RTTNews - A top Obama administration official told lawmakers Friday that the foundation for a safer and more stable financial system must be laid down to prevent a future financial collapse.
Speaking before the United States House of Representatives Agriculture and Financial Services Committees, U.S. Treasury Secretary Timothy Geithner said that critical shock absorbers were inadequate in withstanding last year's global recession.
Geithner went on to discuss financial reforms proposed by the Obama Administration in June, focusing particularly of regulation of the over-the-counter derivatives market, which was the central topic of focus at the hearing.
In prepared remarks, Geithner stressed establishing a comprehensive framework of oversight for the OTC derivative markets is crucial to laying the foundation for a safer, more stable financial system.

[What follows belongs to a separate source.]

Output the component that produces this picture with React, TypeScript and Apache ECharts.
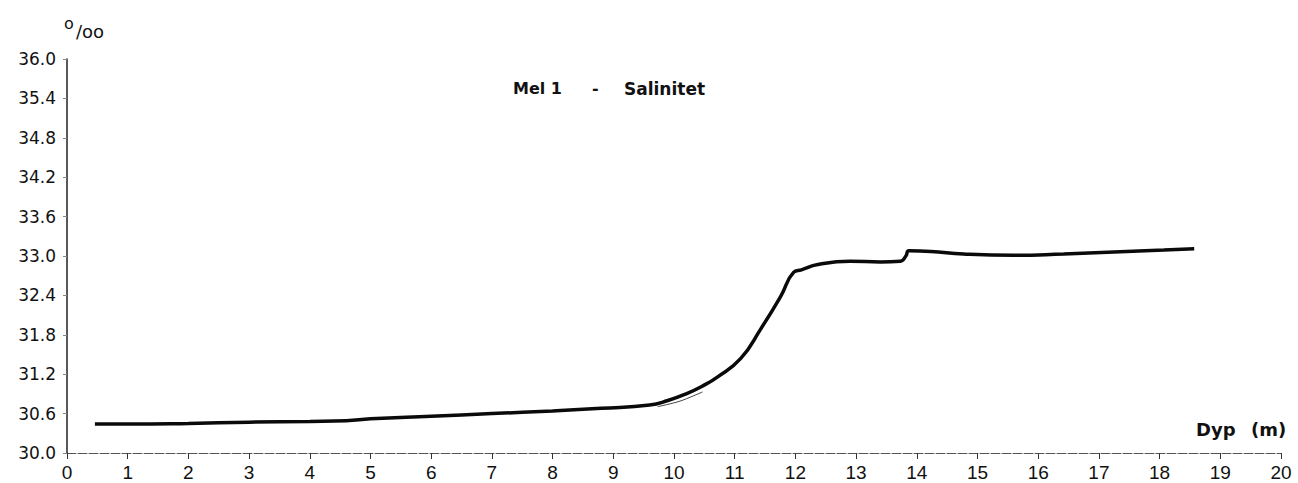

Geithner cited the growth of the over-the-counter derivative markets and their lack of transparency as a main contributor to the financial crisis, as they too easily allowed risk to be managed and transferred and led investors to take on larger amounts of risk than was prudent.
The secretary then highlighted the Obama Administration's objectives in regulating the OTC markets.
The plan will provide for strong regulation and transparency for all OTC derivatives, regardless of the reference asset, and regardless of whether the derivative is customized or standardized, Geithner said. In addition, our plan will provide for strong supervision and regulation of all OTC derivative dealers and other major participants in the OTC derivative markets.
Geithner said that the administration would require that standardized derivative contracts be cleared through well regulated central counterparties and executed on regulated exchanges or electronic trade execution systems.
Central clearing of standardized OTC derivatives will reduce risks to those on both sides of a derivative contract and make the market more stable, he said.
Geithner also said that the administration would encourage greater use of standardized OTC derivatives to allow migration of the derivatives into central clearinghouses.
Taking steps to make the OTC derivative markets fully transparent were also strongly recommended. Geithner said that regulators will have confidential access to transactions of individual market participants, and that the public will have access to aggregated data on open positions and trading volumes.
These reforms will bring OTC derivative trading into the open so that regulators and market participants have clear visibility into the market and a greater ability to assess risks in the market, he said.
Geithner said that these recommendations, along with others, will help make the derivative markets more efficient and transparent and prevent market manipulation and abuses, and move toward better protecting the nation's economy.
Our plan will help prevent the OTC derivative markets from threatening the stability of the overall financial system, he said.